Minimuminkomen beroepssporters en -trainers in Brussels gewest en Duitstalige gemeenschap geïndexeerd vanaf 1 juli 2019

Beroepssporters en -trainers die een gecombineerde vergunning aanvragen in het Brussels Hoofdstedelijk gewest of de Duitstalige gemeenschap zijn vanaf 1 juli 2019 vrijgesteld van arbeidsmarktonderzoek indien zij minimaal 84.896 euro bruto op jaarbasis verdienen.

Artikel 9, 11° van het koninklijk besluit van 9 juni 1999 over de tewerkstelling van buitenlandse werknemers (versie Brussels Hoofdstedelijk gewest en versie Duitstalige gemeenschap) bepaalt immers dat zij hiervoor op jaarbasis minimaal het achtvoudige van de minimale maandelijkse bezoldiging voor beroepssporters moeten verdienen. Overeenkomstig artikel 2, § 1 van de wet van 24 februari 1978 betreffende de arbeidsovereenkomst voor betaalde sportbeoefenaars wordt dit bedrag jaarlijks in een koninklijk besluit vastgelegd. Bij koninklijk besluit van 5 april 2019 werd het maandelijks minimuminkomen voor beroepssporters voor de periode 1 juli 2017 tot 30 juni 2018 vastgelegd op 10.612 euro.

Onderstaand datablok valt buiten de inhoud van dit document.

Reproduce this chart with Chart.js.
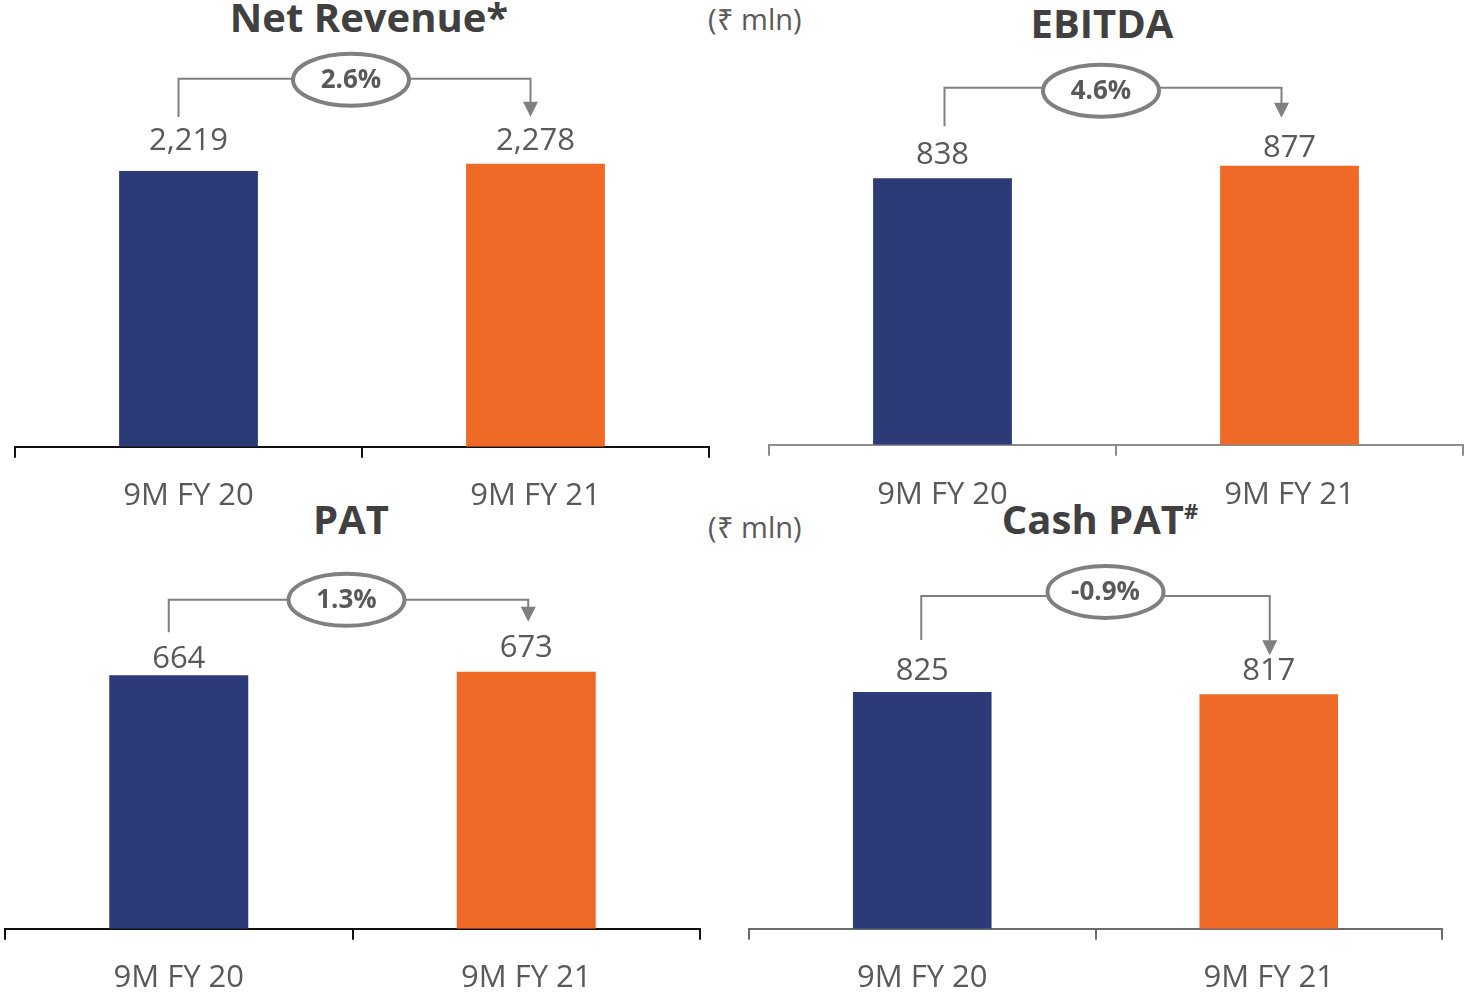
<!DOCTYPE html>
<html>
<head>
<meta charset="utf-8">
<script src="https://cdn.jsdelivr.net/npm/chart.js@4"></script>
<style>
  body { margin: 0; width: 1465px; height: 993px; background: #fff; position: relative; overflow: hidden; font-family: "Open Sans", sans-serif; }
  canvas { position: absolute; }
  .title { position: absolute; font-weight: 700; font-size: 40px; line-height: 1; color: #404040; transform: translateX(-50%); white-space: nowrap; }
  .title sup { font-size: 22px; vertical-align: 15px; line-height: 0; }
  .unit { position: absolute; font-size: 29px; line-height: 1; color: #595959; white-space: nowrap; }
</style>
</head>
<body>
<div class="title" style="left:369px;top:-3px">Net Revenue*</div>
<div class="title" style="left:1102px;top:3px">EBITDA</div>
<div class="title" style="left:351px;top:499px">PAT</div>
<div class="title" style="left:1100px;top:499px">Cash PAT<sup>#</sup></div>
<div class="unit" style="left:708px;top:4px">(₹ mln)</div>
<div class="unit" style="left:708px;top:512px">(₹ mln)</div>

<canvas id="c1"></canvas>
<canvas id="c2"></canvas>
<canvas id="c3"></canvas>
<canvas id="c4"></canvas>

<script>
// ---------------------
// Data
// ---------------------
const categories = ['9M FY 20', '9M FY 21'];
const netRevenue = [2219, 2278];
const ebitda = [838, 877];
const pat = [664, 673];
const cashPat = [825, 817];
const growthLabels = ['2.6%', '4.6%', '1.3%', '-0.9%'];
const yMax = [3000, 1200, 1000, 1300];

const barColors = ['#2c3a78', '#ef6a27'];
const textColor = '#595959';
const bracketColor = '#808080';

// ---------------------
// Panel layout (canvas box, padding, annotation offsets)
// ---------------------
const panels = [
  { id: 'c1', values: netRevenue, growth: growthLabels[0], max: yMax[0],
    box: [0, 0, 725, 543], pad: { left: 15, right: 16, top: 74, bottom: 8 }, tickPad: 20,
    axisColor: '#111', labelLift: [30, 23],
    br: { lx: -10, rx: -5, rise: 85, ldrop: 54, rdrop: 47, ex: -11, ey: 1 } },
  { id: 'c2', values: ebitda, growth: growthLabels[1], max: yMax[1],
    box: [740, 0, 725, 545], pad: { left: 29, right: 2, top: 63, bottom: 10 }, tickPad: 21,
    axisColor: '#8c8c8c', labelLift: [23, 18],
    br: { lx: 2, rx: -8, rise: 78, ldrop: 52, rdrop: 48, ex: -15, ey: 3 } },
  { id: 'c3', values: pat, growth: growthLabels[2], max: yMax[2],
    box: [0, 500, 725, 523], pad: { left: 5, right: 25, top: 47, bottom: 6 }, tickPad: 20,
    axisColor: '#111', labelLift: [16, 24],
    br: { lx: -10, rx: 2, rise: 72, ldrop: 43, rdrop: 50, ex: -6, ey: 0 } },
  { id: 'c4', values: cashPat, growth: growthLabels[3], max: yMax[3],
    box: [740, 500, 725, 523], pad: { left: 9, right: 23, top: 55.5, bottom: 6 }, tickPad: 20,
    axisColor: '#6b6b6b', labelLift: [21, 23],
    br: { lx: -1, rx: 1, rise: 96, ldrop: 52, rdrop: 39, ex: 10, ey: -4 } }
];

// value labels + growth bracket
const decor = {
  id: 'decor',
  afterDatasetsDraw(chart, args, opts) {
    const ctx = chart.ctx;
    const bars = chart.getDatasetMeta(0).data;
    const vals = chart.data.datasets[0].data;
    const br = opts.br;
    ctx.save();

    ctx.font = '31px "Open Sans"';
    ctx.fillStyle = textColor;
    ctx.textAlign = 'center';
    ctx.textBaseline = 'middle';
    bars.forEach((b, i) => {
      ctx.fillText(vals[i].toLocaleString('en-US'), b.x, b.y - opts.labelLift[i]);
    });

    const lx = bars[0].x + br.lx;
    const rx = bars[1].x + br.rx;
    const lineY = Math.min(bars[0].y, bars[1].y) - br.rise;
    const leftEnd = bars[0].y - br.ldrop;
    const tipY = bars[1].y - br.rdrop;

    ctx.strokeStyle = bracketColor;
    ctx.lineWidth = 2;
    ctx.beginPath();
    ctx.moveTo(lx, leftEnd);
    ctx.lineTo(lx, lineY);
    ctx.lineTo(rx, lineY);
    ctx.lineTo(rx, tipY - 13);
    ctx.stroke();

    ctx.fillStyle = bracketColor;
    ctx.beginPath();
    ctx.moveTo(rx - 7.5, tipY - 15);
    ctx.lineTo(rx + 7.5, tipY - 15);
    ctx.lineTo(rx, tipY);
    ctx.closePath();
    ctx.fill();

    const cx = (chart.chartArea.left + chart.chartArea.right) / 2 + br.ex;
    const cy = lineY + br.ey;
    ctx.beginPath();
    ctx.ellipse(cx, cy, 58, 26, 0, 0, Math.PI * 2);
    ctx.fillStyle = '#fff';
    ctx.fill();
    ctx.lineWidth = 4;
    ctx.strokeStyle = bracketColor;
    ctx.stroke();

    ctx.font = 'bold 26px "Open Sans"';
    ctx.fillStyle = textColor;
    ctx.fillText(opts.growth, cx, cy + 1);
    ctx.restore();
  }
};

panels.forEach(p => {
  const el = document.getElementById(p.id);
  const [left, top, w, h] = p.box;
  el.style.left = left + 'px';
  el.style.top = top + 'px';
  el.style.width = w + 'px';
  el.style.height = h + 'px';
  el.width = w;
  el.height = h;

  new Chart(el, {
    type: 'bar',
    data: {
      labels: categories,
      datasets: [{
        data: p.values,
        backgroundColor: barColors,
        barPercentage: 0.4,
        categoryPercentage: 1
      }]
    },
    options: {
      responsive: false,
      animation: false,
      devicePixelRatio: 1,
      layout: { padding: p.pad },
      plugins: {
        legend: { display: false },
        tooltip: { enabled: false },
        decor: { br: p.br, labelLift: p.labelLift, growth: p.growth }
      },
      scales: {
        x: {
          grid: { offset: true, drawOnChartArea: false, drawTicks: true, tickLength: 11, color: p.axisColor, lineWidth: 2 },
          border: { display: true, color: p.axisColor, width: 2 },
          ticks: { color: textColor, padding: p.tickPad, font: { family: 'Open Sans', size: 31 } }
        },
        y: { display: false, min: 0, max: p.max }
      }
    },
    plugins: [decor]
  });
});
</script>
</body>
</html>
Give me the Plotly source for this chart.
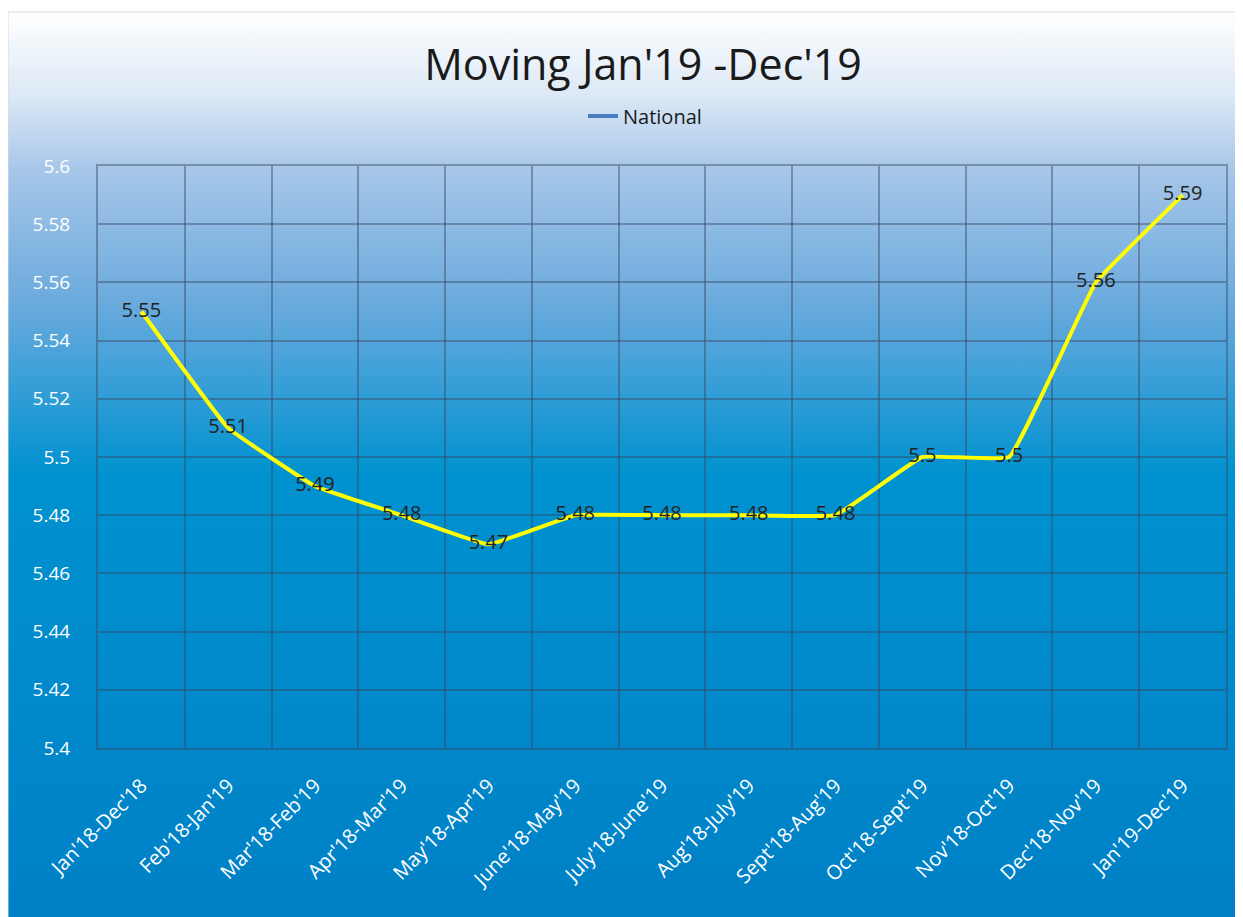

In het Vlaams gewest en het Waals gewest wordt de minimumbezoldiging voor beroepssporters niet langer op basis van de bovenstaande regel berekend. Beroepssporters en –trainers die in Vlaanderen of Wallonië een gecombineerde vergunning aanvragen moeten in 2019 een minimumbezoldiging van 81.600 euro bruto op jaarbasis verdienen. Dit bedrag wordt pas geïndexeerd op 1 januari 2020.